鴈治郎存命時こそは師匠の一座で大人しく(?)していましたが鴈治郎の死後は独立して女形としては主に二代目實川延若の相手役や東京に上京して女房役者の松蔦の病気療養により相手役が不足していた旧知の二代目市川左團次と組んだり、立役としては自分が座頭になって巡業に赴くなど師匠から解放されて昭和20年に亡くなるまでの10年間を自由気儘な役者生活を貫く事になります。

 

そんな事情もあり魁車の襲名興行にも関わらず上記の2演目で体よく魁車を押し込めて鴈治郎は正妻福助を相手役に十八番である心中天網島を上演しました。

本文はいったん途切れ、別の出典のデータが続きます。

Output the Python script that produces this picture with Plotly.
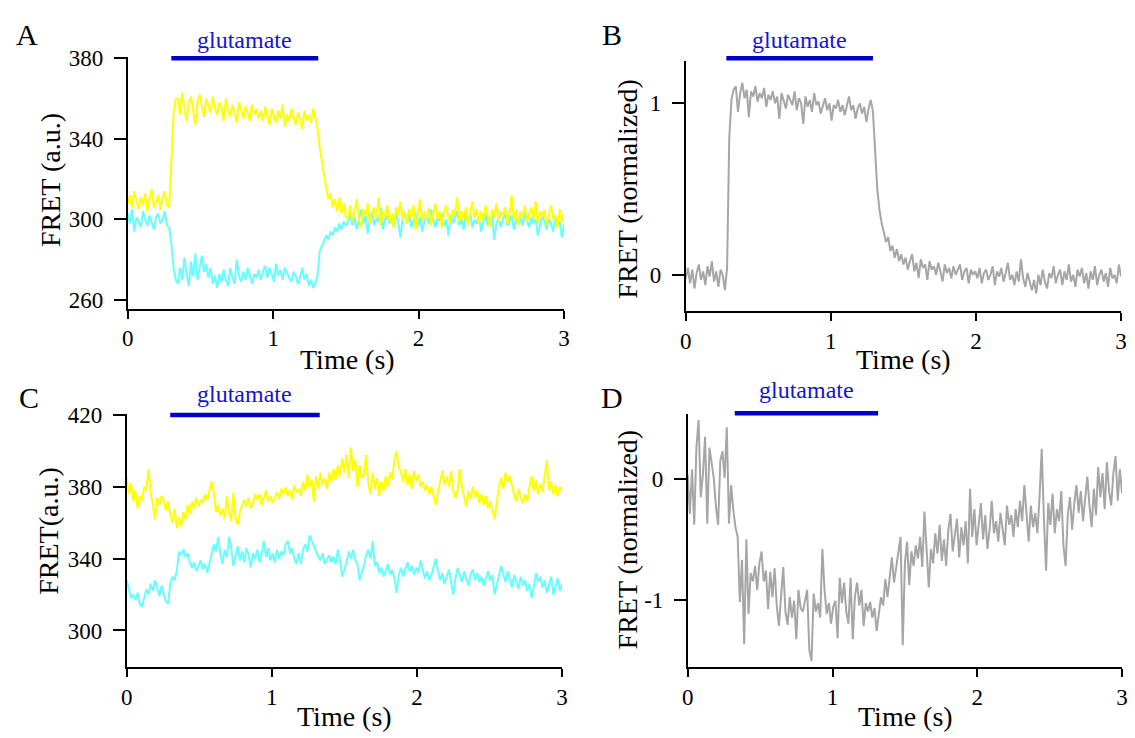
import numpy as np
import plotly.graph_objects as go

FONT = "Liberation Serif, Times New Roman, serif"
T_END = 3.0

# ---------------- data ----------------
A_YELLOW = [308, 312, 306, 314, 309, 305, 311, 307, 313, 304, 310, 315, 306, 309, 312, 305, 311, 314, 307, 306,
            330, 352, 360,
            360, 352, 363, 355, 349, 358, 361, 354, 347, 359, 362, 356, 351, 360, 357, 353, 361, 355,
            352, 358, 356, 349, 360, 354, 351, 357, 353, 348, 358, 355, 350, 356, 353, 349, 357, 352, 355, 350,
            354, 349, 356, 351, 347, 355, 352, 348, 354, 350, 357, 346, 352, 349, 355, 351, 347, 353, 350, 345,
            354, 349, 352, 348, 355, 351,
            345, 336, 328, 322, 316, 310, 313, 306, 310, 304, 311, 303, 308, 301,
            301, 307, 299, 304, 310, 300, 296, 305, 302, 308, 298, 303, 306, 300, 311, 297, 304, 301, 307, 299,
            303, 296, 306, 302, 309, 300, 304, 298, 305, 301, 307, 295, 303, 310, 299, 304, 300, 306, 297, 302,
            308, 300, 304, 296, 303, 307, 301, 298, 305, 302, 311, 299, 304, 300, 306, 297, 303, 309, 301, 305,
            298, 304, 300, 307, 302, 296, 305, 301, 308, 299, 304, 302, 306, 298, 303, 312, 300, 305, 297, 304,
            301, 307, 299, 303, 306, 300, 309, 298, 304, 301, 305, 297, 303, 307, 300, 302, 296, 305, 299, 303]

A_CYAN = [303, 298, 305, 294, 301, 299, 296, 304, 300, 297, 302, 299, 295, 301, 303, 298, 300, 304, 297, 296,
          288, 276, 270,
          268, 276, 270, 281, 273, 267, 279, 272, 283, 270, 276, 282, 274, 278, 271, 276, 268, 272,
          266, 273, 269, 275, 270, 267, 276, 271, 268, 280, 272, 269, 274, 270, 276, 272, 268, 273, 271, 275,
          270, 274, 277, 271, 276, 273, 269, 278, 272, 275, 270, 276, 273, 271, 269, 274, 272, 268, 271, 276,
          270, 273, 267, 270, 266, 268,
          272, 284, 287, 289, 292, 290, 294, 292, 296, 294, 298, 295, 299, 297,
          299, 303, 297, 301, 295, 300, 305, 298, 302, 293, 300, 304, 297, 301, 299, 306, 295, 300, 302, 298,
          301, 296, 303, 299, 291, 300, 304, 298, 302, 296, 300, 303, 297, 301, 294, 299, 302, 298, 305, 300,
          296, 301, 299, 303, 297, 300, 292, 302, 298, 301, 304, 297, 300, 295, 302, 299, 303, 296, 300, 298,
          301, 294, 299, 303, 297, 300, 302, 290, 298, 301, 296, 300, 303, 297, 299, 302, 295, 300, 298, 301,
          297, 303, 299, 296, 301, 298, 300, 292, 297, 302, 299, 295, 300, 298, 294, 301, 297, 299, 291, 298]

B_GRAY = [-0.02, 0.04, -0.05, 0.03, -0.08, 0.01, 0.06, -0.03, 0.02, -0.06, 0.05, -0.01, 0.08, -0.04, 0.02, -0.07, 0.03, 0.00, -0.09, 0.04,
          0.80, 1.02, 1.08,
          1.10, 0.95, 1.06, 1.12, 1.03, 1.08, 0.92, 1.07, 1.04, 1.10, 1.01, 1.06, 1.03, 1.09, 0.98, 1.05, 1.02, 1.07,
          1.00, 1.04, 0.91, 1.06, 1.01, 0.97, 1.05, 1.02, 0.99, 1.07, 0.96, 1.03, 1.00, 0.88, 1.04, 0.98, 1.02, 0.95, 1.06, 0.99,
          1.01, 0.94, 0.98, 1.03, 0.96, 1.00, 0.90, 0.99, 0.97, 1.02, 0.95, 0.99, 0.93, 0.98, 1.04, 0.96, 0.99, 0.91, 0.97, 1.00,
          0.94, 0.98, 0.89, 0.97, 1.02, 0.95,
          0.70, 0.50, 0.38, 0.30, 0.25, 0.19, 0.22, 0.14, 0.17, 0.10, 0.15, 0.08, 0.12, 0.06,
          0.10, 0.03, 0.08, 0.12, 0.02, 0.07, -0.02, 0.09, 0.04, 0.06, -0.03, 0.08, 0.03, 0.05, 0.00, 0.07, 0.02, -0.04, 0.06, 0.01,
          0.04, -0.02, 0.05, 0.00, 0.03, 0.06, -0.03, 0.02, 0.04, -0.05, 0.03, 0.00, 0.02,
          -0.02, 0.04, -0.05, 0.01, 0.03, -0.03, 0.00, 0.05, -0.06, 0.02, -0.01, 0.04, -0.04, 0.01, 0.07, -0.03, 0.00, -0.06, 0.02, -0.04,
          0.09, -0.02, -0.07, 0.01, -0.05, -0.09, -0.03, -0.11, 0.00, -0.06, 0.03, -0.04, -0.08, 0.01, -0.02, 0.05, -0.05, 0.00, 0.03, -0.06,
          0.02, -0.03, 0.06, -0.04, 0.00, -0.07, 0.03, -0.01, 0.04, -0.05, 0.01, -0.08, 0.02, -0.03, 0.05, -0.06, 0.00, 0.03, -0.04, 0.01,
          -0.07, 0.04, -0.02, 0.00, -0.05, 0.06, -0.01]

C_YELLOW = [385, 376, 382, 372, 378, 368, 375, 372, 380, 378, 390, 377, 370, 362, 374, 370, 375, 373, 367, 372,
            365, 360, 368, 357, 363, 358, 366, 362, 370, 365, 372, 368, 374, 369, 373, 371, 376, 373, 378, 383,
            377, 366, 370, 364, 368, 362, 375, 366, 361, 377, 363, 359, 366, 369, 373, 369, 374, 368, 371, 376,
            373, 376, 370, 374, 378, 372, 375, 371, 374, 377, 373, 379, 376, 380, 375, 378, 373, 381, 377, 379,
            375, 383, 378, 387, 380, 384, 372, 386, 379, 388, 381, 385, 379, 388, 383, 390, 384, 392, 386, 396,
            388, 398, 385, 402, 389, 395, 380, 392, 385, 387, 398, 382, 376, 388, 379, 385, 375, 383, 378, 386,
            380, 388, 384, 395, 400, 391, 388, 383, 390, 381, 387, 379, 389, 383, 387, 380, 383, 378, 381, 376,
            380, 375, 370, 377, 384, 389, 381, 386, 380, 389, 378, 374, 378, 390, 380, 374, 369, 378, 373, 380,
            374, 378, 371, 376, 370, 375, 368, 372, 366, 362, 371, 380, 385, 379, 388, 383, 386, 380, 376, 372,
            379, 374, 371, 376, 372, 380, 386, 378, 384, 376, 382, 377, 385, 395, 378, 383, 376, 381, 375, 380,
            378]

C_CYAN = [328, 322, 318, 320, 317, 321, 315, 313, 318, 323, 320, 326, 322, 328, 324, 319, 325, 321, 316, 315,
          326, 330, 328, 333, 344, 342, 345, 341, 343, 338, 335, 338, 333, 336, 339, 334, 337, 332, 338, 342,
          348, 344, 352, 343, 337, 345, 341, 352, 346, 336, 341, 347, 339, 344, 338, 346, 342, 335, 343, 340,
          345, 338, 343, 350, 341, 346, 339, 343, 338, 345, 340, 344, 342, 348, 350, 343, 346, 340, 337, 343,
          337, 345, 348, 344, 353, 350, 346, 343, 341, 339, 343, 337, 340, 342, 338, 341, 337, 345, 339, 330,
          334, 338, 344, 340, 345, 339, 337, 328, 332, 336, 342, 345, 340, 350, 336, 338, 332, 335, 330, 333,
          337, 331, 334, 329, 321, 331, 335, 330, 334, 338, 333, 336, 331, 335, 332, 339, 334, 329, 333, 328,
          331, 336, 340, 333, 328, 332, 326, 330, 334, 327, 320, 329, 335, 331, 327, 333, 329, 325, 331, 334,
          328, 332, 327, 330, 325, 329, 333, 328, 331, 320, 326, 330, 336, 331, 327, 333, 329, 324, 331, 327,
          323, 330, 325, 328, 322, 326, 318, 324, 332, 327, 330, 324, 328, 321, 326, 330, 320, 325, 329, 322,
          326]

D_GRAY = [0.04, -0.29, 0.08, -0.38, 0.26, 0.49, -0.15, 0.04, 0.35, -0.37, 0.26, 0.15, 0.01, -0.23, -0.38, 0.15, 0.23, 0.01, 0.43, -0.37,
          -0.05, -0.26, -0.40, -0.48, -1.02, -0.67, -1.37, -0.50, -1.12, -0.78, -0.85,
          -0.72, -0.92, -0.70, -0.60, -0.85, -0.76, -1.08, -0.77, -0.98, -0.74,
          -1.05, -1.22, -0.97, -0.73, -1.10, -1.21, -0.98, -1.15, -1.01, -1.33,
          -0.92, -1.07, -1.10, -1.00, -0.92, -1.42, -1.51, -0.95, -1.10, -1.03,
          -1.15, -0.58, -0.92, -1.12, -1.03, -1.20, -1.06, -1.01, -1.32, -0.82,
          -1.03, -0.86, -1.10, -1.20, -0.82, -1.33, -0.97, -0.86, -1.05, -0.92,
          -1.22, -1.03, -1.10, -1.02, -1.15, -1.07, -1.26, -1.12, -0.98, -1.05,
          -0.83, -0.98, -0.79, -0.65, -0.86, -0.73, -0.64, -0.48, -1.38,
          -0.70, -0.52, -0.88, -0.60, -0.72, -0.55, -0.66, -0.48, -0.73, -0.27,
          -0.62, -0.90, -0.58, -0.70, -0.45, -0.62, -0.38, -0.68, -0.50, -0.72,
          -0.42, -0.29, -0.60, -0.45, -0.33, -0.65, -0.40, -0.55, -0.35, -0.70,
          -0.08, -0.48, -0.25, -0.55, -0.38, -0.20, -0.50, -0.30, -0.58, -0.42,
          -0.18, -0.45, -0.35, -0.52, -0.28, -0.40, -0.55, -0.22, -0.38, -0.30,
          -0.48, -0.25, -0.40, -0.18, -0.35, -0.05, -0.30, -0.52, -0.22, -0.40,
          -0.28, -0.45, -0.15, 0.25, -0.32, -0.76, -0.20, -0.38, -0.12, -0.45,
          -0.25, -0.35, -0.10, -0.55, -0.72, -0.30, -0.15, -0.42, -0.20, -0.05,
          -0.28, -0.10, -0.35, -0.18, 0.02, -0.22, -0.40, -0.08, -0.30, 0.10,
          -0.15, 0.05, -0.25, 0.14, -0.10, -0.22, 0.05, 0.19, -0.18, 0.08,
          -0.12]

X_TICKS = [0, 1, 2, 3]
A_YTICKS = [260, 300, 340, 380]
B_YTICKS = [0, 1]
C_YTICKS = [300, 340, 380, 420]
D_YTICKS = [-1, 0]
D_YTICKTEXT = ["-1", "0"]

# glutamate application windows (s)
GLU_A = (0.30, 1.31)
GLU_B = (0.28, 1.29)
GLU_C = (0.30, 1.33)
GLU_D = (0.325, 1.315)

YELLOW = "#FFFF00"
CYAN = "#66FFFF"
GRAY = "#A6A6A6"
BLUE = "#0000CC"


def times(vals):
    return np.linspace(0, T_END, len(vals))


fig = go.Figure()
fig.add_trace(go.Scatter(x=times(A_CYAN), y=A_CYAN, mode="lines", line=dict(color=CYAN, width=2), xaxis="x", yaxis="y"))
fig.add_trace(go.Scatter(x=times(A_YELLOW), y=A_YELLOW, mode="lines", line=dict(color=YELLOW, width=2), xaxis="x", yaxis="y"))
fig.add_trace(go.Scatter(x=times(B_GRAY), y=B_GRAY, mode="lines", line=dict(color=GRAY, width=2), xaxis="x2", yaxis="y2"))
fig.add_trace(go.Scatter(x=times(C_CYAN), y=C_CYAN, mode="lines", line=dict(color=CYAN, width=2), xaxis="x3", yaxis="y3"))
fig.add_trace(go.Scatter(x=times(C_YELLOW), y=C_YELLOW, mode="lines", line=dict(color=YELLOW, width=2), xaxis="x3", yaxis="y3"))
fig.add_trace(go.Scatter(x=times(D_GRAY), y=D_GRAY, mode="lines", line=dict(color=GRAY, width=2), xaxis="x4", yaxis="y4"))

W, H = 1135, 738


def px_x(p):
    return p / W


def px_y(p):
    return 1 - p / H


base = dict(showline=True, linecolor="black", linewidth=1.6, ticks="outside", tickcolor="black",
            tickwidth=1.6, showgrid=False, zeroline=False,
            tickfont=dict(family=FONT, size=23, color="black"))


def xax(x0, x1, anchor):
    d = dict(base)
    d.update(domain=[px_x(x0), px_x(x1)], range=[0, T_END], tickvals=X_TICKS, ticklen=8,
             anchor=anchor, ticklabelstandoff=0)
    return d


def yax(y_top, y_bot, rng, tickvals, anchor, ticktext=None):
    d = dict(base)
    d.update(domain=[px_y(y_bot), px_y(y_top)], range=rng, tickvals=tickvals, ticklen=12,
             anchor=anchor, ticklabelstandoff=6)
    if ticktext is not None:
        d["ticktext"] = ticktext
    return d


fig.update_layout(
    width=W, height=H, autosize=False,
    margin=dict(l=0, r=0, t=0, b=0),
    paper_bgcolor="white", plot_bgcolor="white",
    showlegend=False,
    xaxis=xax(123, 564, "y"),
    yaxis=yax(46.7, 304, [255.6, 380.8], A_YTICKS, "x"),
    xaxis2=xax(687, 1127, "y2"),
    yaxis2=yax(50.7, 306.7, [-0.214, 1.249], B_YTICKS, "x2"),
    xaxis3=xax(122, 562, "y3"),
    yaxis3=yax(411.7, 670, [279.4, 420.5], C_YTICKS, "x3"),
    xaxis4=xax(689, 1128, "y4"),
    yaxis4=yax(411.7, 670, [-1.563, 0.537], D_YTICKS, "x4", D_YTICKTEXT),
)

shapes = []
annotations = []
for xr, (t0, t1), ypix, lab_y in [("x", GLU_A, 48.3, 29.3), ("x2", GLU_B, 48.3, 29.3),
                                   ("x3", GLU_C, 412.3, 390.7), ("x4", GLU_D, 410.7, 386.7)]:
    shapes.append(dict(type="line", xref=xr, yref="paper", x0=t0, x1=t1, y0=px_y(ypix), y1=px_y(ypix),
                       line=dict(color=BLUE, width=4.5)))
    annotations.append(dict(text="glutamate", xref=xr, yref="paper", x=(t0 + t1) / 2, y=px_y(lab_y),
                            xanchor="center", yanchor="middle", showarrow=False,
                            font=dict(family=FONT, size=24, color="#1414D2")))

# panel letters
for txt, xp, yp in [("A", 21, 23.5), ("B", 612, 23.5), ("C", 23, 395), ("D", 612, 395)]:
    annotations.append(dict(text=txt, xref="paper", yref="paper", x=px_x(xp), y=px_y(yp),
                            xanchor="center", yanchor="middle", showarrow=False,
                            font=dict(family=FONT, size=30, color="black")))

# axis titles
for txt, xp, yp, ang in [("FRET (a.u.)", 45, 173, -90), ("Time (s)", 345, 356, 0),
                         ("FRET (normalized)", 628, 181, -90), ("Time (s)", 907, 356, 0),
                         ("FRET(a.u.)", 43, 531, -90), ("Time (s)", 342, 720, 0),
                         ("FRET (normalized)", 628, 539, -90), ("Time (s)", 909, 720, 0)]:
    annotations.append(dict(text=txt, xref="paper", yref="paper", x=px_x(xp), y=px_y(yp),
                            xanchor="center", yanchor="middle", showarrow=False, textangle=ang,
                            font=dict(family=FONT, size=28, color="black")))

fig.update_layout(shapes=shapes, annotations=annotations)
fig.write_html("out.html", config={"displayModeBar": False},
               post_script="document.body.style.margin='0px';document.body.style.padding='0px';")
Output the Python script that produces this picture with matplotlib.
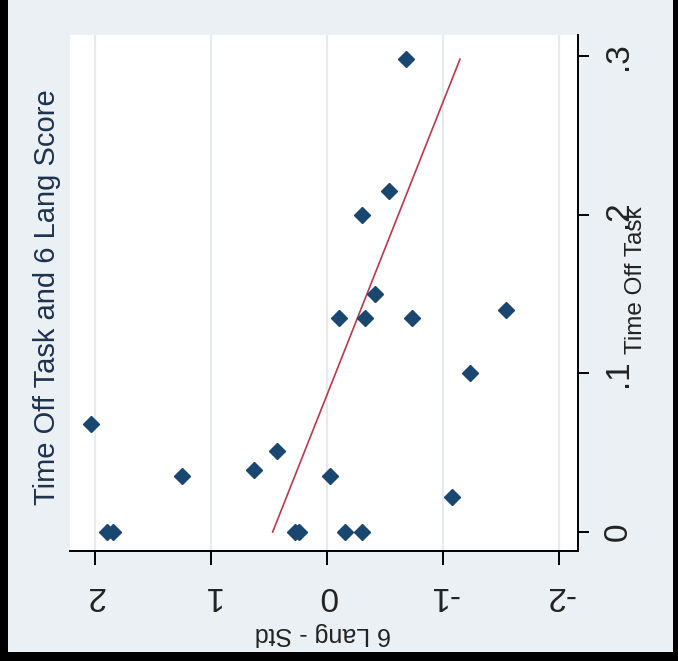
import matplotlib
matplotlib.use("Agg")
import matplotlib.pyplot as plt
from matplotlib.patches import Rectangle
from matplotlib import font_manager

# 6 Lang - Std score (horizontal, reversed) vs Time Off Task (vertical)
lang_score = [-0.68, -0.53, -0.30, -0.41, -0.10, -0.33, -0.73, -1.54, -1.23,
              2.04, 0.43, 0.63, 1.25, -0.02, -1.08, 1.90, 1.85, 0.28, 0.24,
              -0.15, -0.30]
time_off = [0.298, 0.215, 0.20, 0.15, 0.135, 0.135, 0.135, 0.14, 0.10,
            0.068, 0.051, 0.039, 0.035, 0.035, 0.022, 0.0, 0.0, 0.0, 0.0,
            0.0, 0.0]

# linear fit drawn by Stata (lfit)
fit_time = [0.0, 0.298]
fit_lang = [0.47, -1.145]

lang_ticks = [2, 1, 0, -1, -2]
time_ticks = [0, 0.1, 0.2, 0.3]
time_labels = ["0", ".1", ".2", ".3"]

navy = "#1a476f"
maroon = "#b8394d"
bg = "#eaf0f3"
text_col = "#1e3250"

plt.rcParams["font.family"] = ["Liberation Sans", "DejaVu Sans"]

# tall, narrow digits on the axes
names = {f.name for f in font_manager.fontManager.ttflist}
if "Liberation Sans Narrow" in names:
    tick_font = dict(family=["Liberation Sans Narrow", "DejaVu Sans"], size=27)
else:
    tick_font = dict(family=["Liberation Sans", "DejaVu Sans"], size=24)

fig = plt.figure(figsize=(6.78, 6.61), dpi=100, facecolor="black")
fig.patches.append(Rectangle((8 / 678, 9 / 661), 665 / 678, 652 / 661,
                             transform=fig.transFigure, facecolor=bg,
                             edgecolor="none", zorder=-10))

ax = fig.add_axes([70 / 678, 110 / 661, 508 / 678, 516 / 661])
ax.set_facecolor("white")

for v in lang_ticks:
    ax.axvline(v, color="#e4ebee", linewidth=1.6, zorder=1)

ax.plot(fit_lang, fit_time, color=maroon, linewidth=1.2, zorder=2)
ax.plot(lang_score, time_off, linestyle="none", marker="D", markersize=8,
        color=navy, zorder=3)

ax.set_xlim(2.217, -2.162)
ax.set_ylim(-0.012, 0.3132)

ax.spines["left"].set_visible(False)
ax.spines["top"].set_visible(False)
ax.spines["bottom"].set_linewidth(1.4)
ax.spines["right"].set_linewidth(1.4)

ax.yaxis.tick_right()
ax.set_xticks(lang_ticks)
ax.set_xticklabels([str(v) for v in lang_ticks], rotation=180,
                   color="#222222", **tick_font)
ax.set_yticks(time_ticks)
ax.set_yticklabels(time_labels, rotation=90, va="center",
                   color="#222222", **tick_font)
ax.tick_params(axis="x", length=10, width=1.4, pad=11)
ax.tick_params(axis="y", length=8, width=1.4, pad=10)

fig.text(323 / 678, 1 - 634 / 661, "6 Lang - Std", rotation=180,
         ha="center", va="center", fontsize=18, color="#222222")
fig.text(636 / 678, 1 - 280 / 661, "Time Off Task", rotation=90,
         ha="center", va="center", fontsize=17.5, color="#222222")
fig.text(47 / 678, 1 - 297 / 661, "Time Off Task and 6 Lang Score",
         rotation=90, ha="center", va="center", fontsize=21, color=text_col)

fig.savefig("out.png", dpi=100, facecolor=fig.get_facecolor())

頬かむりの中に 日本一の顔」とまで謳われた鴈治郎の出来は言うまでもなく、孫右衛門の梅玉に小春の福助という適材適所の配役もあって「(見物が)感動しすぎて(幕が閉じても)手も鳴らせない有様」という程の大好評でした。

 

心中天網島

 

この時の写真を持ってない為、参考までに1年後の大正4年12月の南座の写真

(治兵衛(左)、小春(右)は今回と同じ配役です)

 

(孫右衛門(左)、三五郎(右)も今回と同じ配役です)

 

 

社頭の杉

 

最後の社頭の杉は今回の座組の上置きである初代市川斎入の為に拵えた演目で斎入の垢ぬけた演技と舞踊もあって「正月に相応しい陽気な舞台」だったそうです。

因みにこの時初代市川斎入は70歳とかなりの高齢で同年代の二代目中村梅玉(73歳)こそいましたが既に足腰の衰えもあり翌大正4年に引退公演を開く事になります。

 

この様に襲名披露に鴈治郎の心中天網島の上演もあって近年稀に見る大入りとなったらしく、上述の「箱登羅日記」によると26日間の公演中、実に22日間満員だったらしく、残る4日も見物は8割~9割という驚異的な数字となったと記されています。

 

この年は魁車の襲名披露を兼ねて翌月から神戸、名古屋、岡山、広島、京都と旅に明け暮れ為に新富座に出演したのは11月の僅か1ヶ月のみでした。その新富座での襲名披露の筋書も持っていますのでまた改めて紹介したいと思います。